During the month everyone seems to have been seeing Manx Sheerwaters off the coast so I have spent the odd half hour at Kinnaird Head looking out to sea through my telescope and not seeing any at all.  
The other bird I did not see in July was a Mediterranean Gull.  Word came out the Margaret had seen it at Cairnbulg Harbour.  I go there nearly every day when I go to get the daily paper and hadn't seen one.  I was making special trips to the harbour to find it on 'my patch'.  On one occasion it was to meet Margaret who had just seen it.  No luck no Gull.  Later it came through the internet that it had been seen just a couple of miles  (if that) down the coast at Inverallochy Golf Course.  I had a few more goes at finding the bird in both locations without success.  I gave up when a report came through that it had been sen at the Loch of Strathbeg Lagoon on the 27th.  No one has seen it since.  On one of the days I did get a good Arctic Skua photo
Arctic Skua
The other birding thing to report is that I found a few colour ringed birds at Cairnbulg.  One was a Sanderling - third bird from the left in this photo.


Sanderling

 I have reported the sighting and been told that it the white one with a little flag could be an American ring.  I haven't had any feedback yet.

I found two Black-headed Gulls with rings.  One was a juvenile the other an adult, with a long lens and a heavy crop it is possible to read the lettering on the ring. 
Ring on an Adult Black-headed Gull
I have had feedback:-
'This bird was ringed by Grampian RG as age at least 2 years, sex unknown on 17-Jul-2014 23:00:00 at Ythan Estuary, Newburgh, Aberdeen, Aberdeenshire, UK'

The one success has been the Green Sandpiper.  On 23rd (the same day I took the Arctic Skua photo) I got a message from Jimmy that there had been a 'possible' sighting of one at the Loch of Strathbeg.  When I got there the visitors centre was shut, I had to peep through the artistic screen to see what was on and around the Starnafin Pool.  Here is an image of the screen I took a long time ago.


Trying to find one of those cut-outs at the right height for a telescope is not easy.

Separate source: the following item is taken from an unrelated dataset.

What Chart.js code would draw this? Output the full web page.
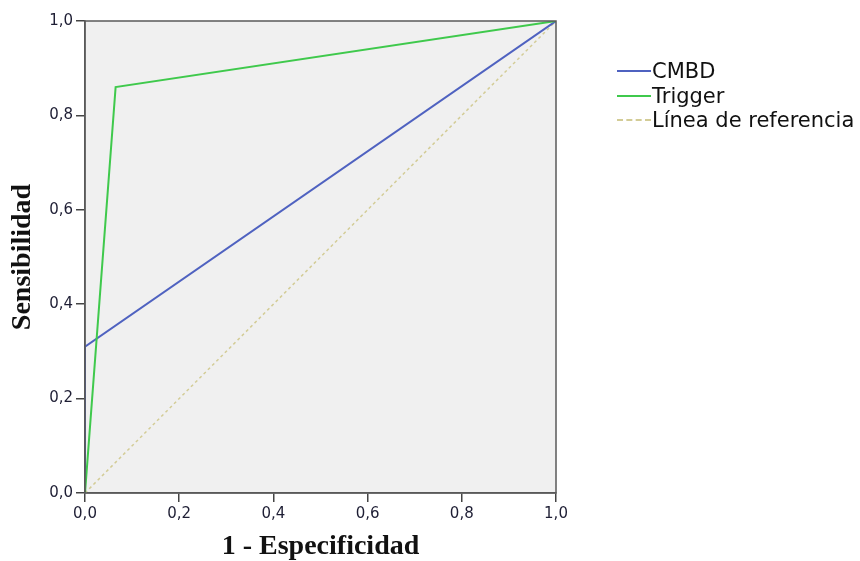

Not long after I arrived Alex turned up.  He had got the same message from Jimmy.  It was staring to get gloomy.  A midst was coming down and we were not finding the Green Sandpiper.  From the scene there was one patch of ground that we could not see.  It would have been foolish if we had left and not tried to find a view point that covered that bit.  We did find such a place by skirting round the barn and trampling through the undergrowth to a fence that provided the vantage point we were looking for.  But the Green Sandpiper was not to be seen.  Visibility continued to deteriorate.  We were just on the point of calling it a 'lost cause' when Alex saw the bird fly into the very patch of ground we had moved to cover.  It was not there long enough for either of us to get a photograph.  It flew further away to one of the islands in the wet ground beyond Starnafin Pool.  That flight was enough to confirm that it was indeed the Green Sandpiper, its white rump and two tone body clearly visible.   Again it did not stop there long but flew even further away.  There it settled down and there we were able to get a photo albeit leaving a lot to be desired.

Green Sandpiper
 Alex and I were able to leave Starnafin with a bit of a smile on our faces.

As is the way of these things the following day several people went to Strathbeg to see the Green Sandpiper but were not successful.  And as id the way of such things over the next few days I saw the bird on three different days during my early morning walk round Lonmay.